Prisons in Assam was
governed under the Prisons Act 1894 but recently Government of Assam has passed
Assam Prisons Act, 2013 incorporating the guidelines specified in the Model
Prison Manual 2003. But the Government of Assam has not incorporated the new
provisions of Model Prison Manual 2016 in the prison laws. Although Assam
Prisons Act, 2013 has been passed, rules and regulations framed under the old
Prison Act, 1894 are still in force.[23]
Thus, there is doubt how the real objects for passing the Assam Prisons Act,
2013 will be fulfilled if new rules and regulations are not framed complying with the Model Prison
Manual.
There is no doubt that the judiciary is forcefully reminding the
executive of its obligation to the prisoners. To a great extent the Courts have
been able to give voice to the voiceless prisoners whose rights have been
violated. It is the onerous duty of the Court to ensure that prisoners’

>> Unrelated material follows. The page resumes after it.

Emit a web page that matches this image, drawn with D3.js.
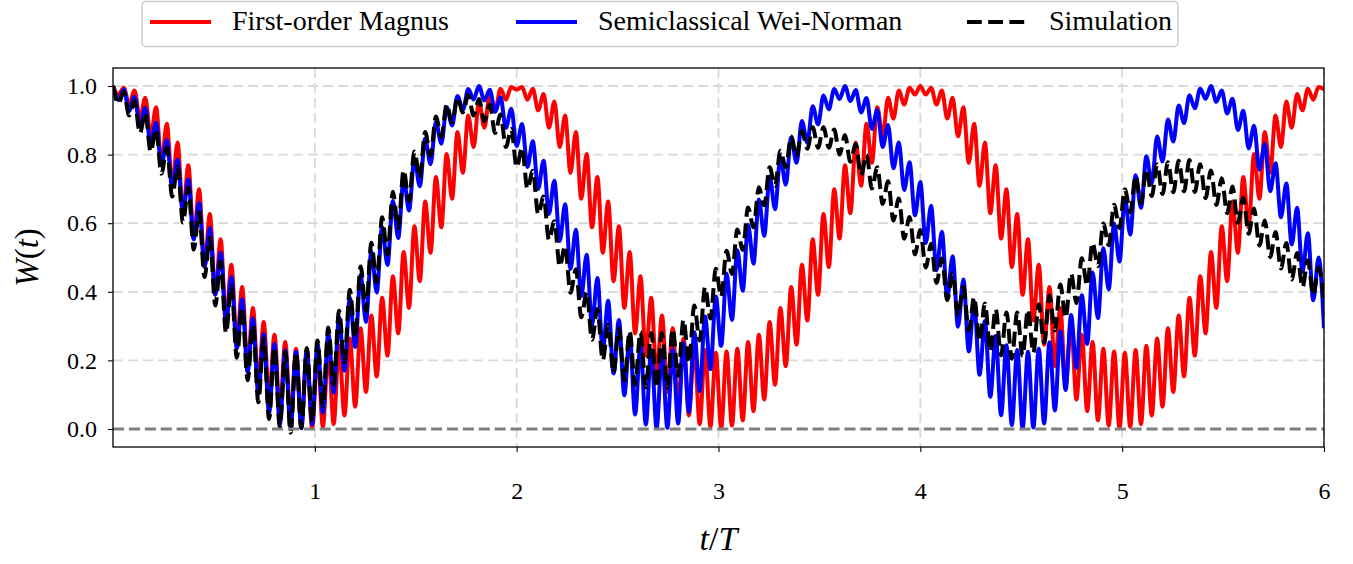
<!DOCTYPE html>
<html>
  <head>
    <meta charset="utf-8">
    <title>W(t)</title>
    <script src="https://cdnjs.cloudflare.com/ajax/libs/d3/7.8.5/d3.min.js"></script>
    <style type="text/css">
        html, body{
            padding: 0px;
            margin: 0px;
            background: #fff;
        }
        svg text{
            font-family: "Liberation Serif", "Times New Roman", serif;
            fill: #000;
        }
    </style>
  </head>
  <body>
    <div id="vis"></div>
    <script type="text/javascript">

        // legend / series names
        var seriesNames = ["First-order Magnus", "Semiclassical Wei-Norman", "Simulation"];
        var seriesColors = ["#ff0000", "#0000ff", "#000000"];

        var xTicks = [1, 2, 3, 4, 5, 6];
        var yTicks = [0.0, 0.2, 0.4, 0.6, 0.8, 1.0];

        // values read at every peak / trough of the fast ripple,
        // the ripple extrema sit on a regular grid: 225 half periods over 0..6 T
        var nHalfPeriods = 225;

        var magnus = [
            1.0, .975, .995, .946, .987, .905, .966, .853, .938, .776, .89, .709, .835, .629, .769, .555, .699, .472, .627, .391,
            .553, .316, .479, .246, .414, .183, .353, .129, .312, .086, .275, .052, .254, .025, .234, .01, .226, .002,
            .222, .006, .23, .014, .243, .039, .264, .065, .294, .108, .331, .153, .383, .214, .445, .279, .516, .353, .591, .431,
            .663, .514, .735, .588, .802, .671, .866, .747, .914, .822, .955, .878, .977, .929, .992, .96, .997, .99,
            .997, .96, .992, .929, .977, .878, .955, .822, .914, .747, .866, .671, .802, .588, .735, .514, .663, .431, .591, .353,
            .516, .279, .445, .214, .383, .153, .331, .108, .294, .065, .264, .039, .243, .014, .23, .006, .222,
            .002, .226, .01, .234, .025, .254, .052, .275, .086, .312, .129, .353, .183, .414, .246, .479, .316, .553, .391, .627,
            .472, .699, .555, .769, .629, .835, .709, .89, .776, .938, .853, .966, .905, .987, .946, .995, .975, 1.0,
            .975, .995, .946, .987, .905, .966, .853, .938, .776, .89, .709, .835, .629, .769, .555, .699, .472, .627, .391, .553,
            .316, .479, .246, .414, .183, .353, .129, .312, .086, .275, .052, .254, .025, .234, .01, .226, .002,
            .222, .006, .23, .014, .243, .039, .264, .065, .294, .108, .331, .153, .383, .214, .445, .279, .516, .353, .591, .431,
            .663, .514, .735, .588, .802, .671, .866, .747, .914, .822, .955, .878, .977, .929, .992, .96, .997, .99
        ];

        var weiNorman = [
            1.0, .959, .99, .928, .969, .882, .936, .828, .893, .768,
            .842, .704, .785, .631, .728, .553, .659, .473, .585, .392,
            .514, .308, .443, .235, .378, .166, .322, .102, .276, .046,
            .248, .013, .23, .003, .225, .002, .231, .014, .249, .048,
            .28, .106, .325, .17, .382, .239, .449, .312, .518, .398,
            .589, .478, .665, .557, .732, .637, .788, .708, .846, .772,
            .896, .832, .938, .885, .971, .93, .991, .961, 1.0, .958,
            .989, .925, .967, .878, .934, .825, .889, .764, .839, .7,
            .782, .627, .724, .548, .655, .467, .581, .387, .508, .304,
            .44, .229, .374, .162, .318, .098, .274, .042, .246, .013,
            .23, .002, .225, .003, .232, .016, .251, .05, .282, .11,
            .328, .174, .386, .242, .453, .318, .521, .403, .595, .482,
            .669, .563, .736, .641, .792, .712, .85, .776, .898, .835,
            .941, .888, .972, .932, .991, .962, 1.0, .956, .988, .923,
            .965, .875, .93, .822, .886, .76, .835, .697, .778, .623,
            .72, .542, .651, .463, .575, .382, .504, .298, .436, .226,
            .37, .158, .315, .094, .271, .04, .244, .012, .23, .002,
            .225, .004, .234, .016, .253, .054, .285, .114, .332, .178,
            .39, .248, .456, .323, .527, .407, .599, .488, .673, .567,
            .74, .645, .795, .716, .853, .78, .902, .838, .943, .892,
            .973, .935, .992, .963, 1.0, .954, .987, .92, .963, .872,
            .928, .818, .884, .756, .831, .693, .775, .617, .716, .538,
            .645, .458, .571, .375, .5, .294
        ];

        var simulation = [
            1.0, .949, .983, .914, .956, .862, .921, .808, .874, .744,
            .82, .678, .765, .602, .705, .523, .632, .443, .557, .36,
            .488, .28, .418, .208, .355, .142, .304, .078, .264, .029,
            .239, .006, .225, -.011, .224, .003, .236, .021, .258, .066,
            .296, .13, .345, .195, .406, .266, .474, .344, .543, .427,
            .617, .507, .692, .586, .755, .664, .809, .732, .866, .796,
            .911, .852, .946, .894, .967, .923, .973, .914, .962, .897,
            .946, .863, .917, .822, .875, .763, .82, .7, .753, .626,
            .678, .551, .606, .474, .534, .397, .466, .326, .399, .26,
            .35, .2, .304, .163, .294, .141, .285, .129, .283, .121,
            .28, .12, .28, .12, .292, .155, .318, .193, .36, .258,
            .414, .322, .467, .386, .52, .452, .582, .522, .646, .588,
            .705, .652, .763, .709, .811, .763, .853, .795, .869, .817,
            .88, .82, .88, .82, .873, .8, .857, .779, .831, .74,
            .8, .701, .763, .656, .722, .608, .672, .555, .618, .509,
            .58, .471, .54, .426, .497, .376, .453, .33, .415, .288,
            .384, .256, .366, .227, .35, .215, .34, .205, .34, .213,
            .348, .222, .364, .252, .389, .287, .421, .324, .453, .367,
            .498, .418, .543, .475, .599, .536, .654, .586, .699, .632,
            .737, .658, .758, .679, .772, .685, .778, .69, .782, .693,
            .784, .691, .772, .673, .754, .653, .731, .629, .707, .601,
            .675, .569, .643, .535, .608, .501, .574, .468, .542, .436,
            .513, .413, .492, .391, .471, .37
        ];

        var seriesValues = [magnus, weiNorman, simulation];

        var width = 1353,
            height = 564;

        var plotLeft = 113, plotRight = 1324,
            plotTop = 68, plotBottom = 447;

        var x = d3.scaleLinear()
            .domain([0, 6])
            .range([plotLeft, plotRight]);

        var y = d3.scaleLinear()
            .domain([-0.0525, 1.0525])
            .range([plotBottom, plotTop]);

        var svg = d3.select("#vis").append("svg")
            .attr("width", width)
            .attr("height", height)
            .style("display", "block");

        svg.append("defs").append("clipPath")
            .attr("id", "plotclip")
          .append("rect")
            .attr("x", plotLeft)
            .attr("y", plotTop)
            .attr("width", plotRight - plotLeft)
            .attr("height", plotBottom - plotTop);

        // grid
        var grid = svg.append("g")
            .attr("stroke", "#d9d9d9")
            .attr("stroke-width", 1.8)
            .attr("stroke-dasharray", "10,5");

        grid.selectAll("line.gx")
            .data(xTicks)
          .enter().append("line")
            .attr("class", "gx")
            .attr("x1", function(d){ return x(d); })
            .attr("x2", function(d){ return x(d); })
            .attr("y1", plotTop)
            .attr("y2", plotBottom);

        grid.selectAll("line.gy")
            .data(yTicks.filter(function(d){ return d > 0; }))
          .enter().append("line")
            .attr("class", "gy")
            .attr("x1", plotLeft)
            .attr("x2", plotRight)
            .attr("y1", function(d){ return y(d); })
            .attr("y2", function(d){ return y(d); });

        // curves
        var line = d3.line()
            .x(function(d, i){ return x(i * 6 / nHalfPeriods); })
            .y(function(d){ return y(d); })
            .curve(d3.curveMonotoneX);

        var curves = svg.append("g")
            .attr("clip-path", "url(#plotclip)");

        seriesValues.forEach(function(vals, i){
            curves.append("path")
                .datum(vals)
                .attr("d", line)
                .attr("fill", "none")
                .attr("stroke", seriesColors[i])
                .attr("stroke-width", 4)
                .attr("stroke-linejoin", "round")
                .attr("stroke-dasharray", i == 2 ? "14.8,6.4" : null);
        });

        // zero reference line
        svg.append("line")
            .attr("x1", plotLeft)
            .attr("x2", plotRight)
            .attr("y1", y(0))
            .attr("y2", y(0))
            .attr("stroke", "#7f7f7f")
            .attr("stroke-width", 3)
            .attr("stroke-dasharray", "11.1,4.8");

        // axes
        var yAxis = d3.axisLeft(y)
            .tickValues(yTicks)
            .tickFormat(d3.format(".1f"))
            .tickSize(5)
            .tickPadding(11);

        var xAxis = d3.axisBottom(x)
            .tickValues(xTicks)
            .tickFormat(d3.format("d"))
            .tickSize(5)
            .tickPadding(30);

        var gy = svg.append("g")
            .attr("transform", "translate(" + plotLeft + ",0)")
            .call(yAxis);

        var gx = svg.append("g")
            .attr("transform", "translate(0," + plotBottom + ")")
            .call(xAxis);

        [gx, gy].forEach(function(g){
            g.select(".domain").remove();
            g.selectAll("line").attr("stroke", "#000").attr("stroke-width", 1.1);
            g.selectAll("text")
                .attr("font-family", null)
                .attr("font-size", null)
                .style("font-size", "24px");
        });

        svg.append("rect")
            .attr("x", plotLeft)
            .attr("y", plotTop)
            .attr("width", plotRight - plotLeft)
            .attr("height", plotBottom - plotTop)
            .attr("fill", "none")
            .attr("stroke", "#000")
            .attr("stroke-width", 1.3);

        // axis titles
        var xTitle = svg.append("text")
            .attr("x", (plotLeft + plotRight) / 2)
            .attr("y", 550)
            .attr("text-anchor", "middle")
            .style("font-size", "34px");
        xTitle.append("tspan").style("font-style", "italic").text("t");
        xTitle.append("tspan").text("/");
        xTitle.append("tspan").style("font-style", "italic").text("T");

        var yTitle = svg.append("text")
            .attr("transform", "translate(38," + ((plotTop + plotBottom) / 2) + ") rotate(-90)")
            .attr("text-anchor", "middle")
            .style("font-size", "33px");
        yTitle.append("tspan").style("font-style", "italic").text("W");
        yTitle.append("tspan").text("(");
        yTitle.append("tspan").style("font-style", "italic").text("t");
        yTitle.append("tspan").text(")");

        // legend
        var legend = svg.append("g");

        legend.append("rect")
            .attr("x", 142)
            .attr("y", 1.5)
            .attr("width", 1036)
            .attr("height", 45)
            .attr("rx", 4)
            .attr("fill", "#fff")
            .attr("stroke", "#cccccc")
            .attr("stroke-width", 1.5);

        var legendX = [150, 516, 967];

        seriesNames.forEach(function(name, i){
            legend.append("line")
                .attr("x1", legendX[i])
                .attr("x2", legendX[i] + 61)
                .attr("y1", 22)
                .attr("y2", 22)
                .attr("stroke", seriesColors[i])
                .attr("stroke-width", 4)
                .attr("stroke-dasharray", i == 2 ? "14.8,6.4" : null);

            legend.append("text")
                .attr("x", legendX[i] + 82)
                .attr("y", 30)
                .style("font-size", "28px")
                .text(name);
        });

    </script>
  </body>
</html>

fundamental rights should not be violated at any time. The basic problems of prisoners
need to be tackled in order to humanize the prison. To improve prison
conditions does not mean that prison life should be made soft; it means that it
should be made sensible.
In a similar vein, it is
said:
“Treating prisoners not as
objects, but as the human beings they are, no matter how despicable their prior
actions, will demonstrate an unflagging commitment to human dignity. It is that
commitment to human dignity that will, in the end, be the essential
underpinning to any endeavor to transform prison cultures.”[24]
***
[1] Universal Declaration of Human Rights
[2] International Covenant on Economic, Social and Cultural Rights
[3] International Covenant of Civil and Political Rights
[4]
Article 10(1) of ICCPR.
[5]
Principle of Medical Ethics relevant to the role of Health Personnel,
Particularly physician in the Protection of Prisoners and Detainees against
torture and other Cruel, Inhuman or Degrading Treatment of Punishment.
[6]
Judgment dated 15th Sep., 2017, Writ Petition (Civil)-406 of 2013,
Re: Inhuman Conditions in 1382 Prisons, Supreme Court.
[7] AIR
1974 SC 2092.
[8] 1996 SCC (4) 742, 1996 SCALE (4)416.
[9] D.K. Basu v. State
of W.B. AIR 1997 SC 610.
[10] AIR
1997 SC 1739 p.1746.
[11] Prabha
Dutta v. Union of India, A.I.R. 1982 SC 6.
[12] Rama
Murthy v. State of Karnataka, AIR 1997 SC 1739 at p.1746.
[13] AIR
1998 SC 3164.
[14] AIR
1978 SC 1675.
[15] Prem
Shankar Shukla v. Delhi Administration, 1980
AIR 1535.
[16] In
Francis Coralie Mullin v. Administrator, Union Territory of Delhi, AIR 1981 SC
746.
[17] AIR 1979 SC 1360.
[18] (1978)
3 SCC 544, AIR 1978 SC 1548.
[19]
Supreme Court, Order dated 5th February, 2016, Re-Inhuman Conditions in 1382 Prisons, WPC 406 of 2013.
[20] Kesar Singh Guleria v. The State of
Himachal Pradesh, 1985 CriLJ 1202.
[21]
Supreme Court, Order dated 5th February, 2016, Re-Inhuman Conditions in 1382 Prisons, WPC 406 of 2013.
[22] R.D. Upadhyay v. State of A.P. & Ors., AIR
2006 SC 1946.
[23] By
virtue of Sec.92 of Assam Prisons Act, 2013.
[24] The
Mess We’re In: Five Steps Towards the Transformation of Prison Cultures by Lynn
S. Branham, Indiana Law Review, Vil.44, P.703, 2011 which is cited in Re:
Inhuman Conditions in 1382 Prisons (W.P.(C) No.406 of 2013 at Supreme Court).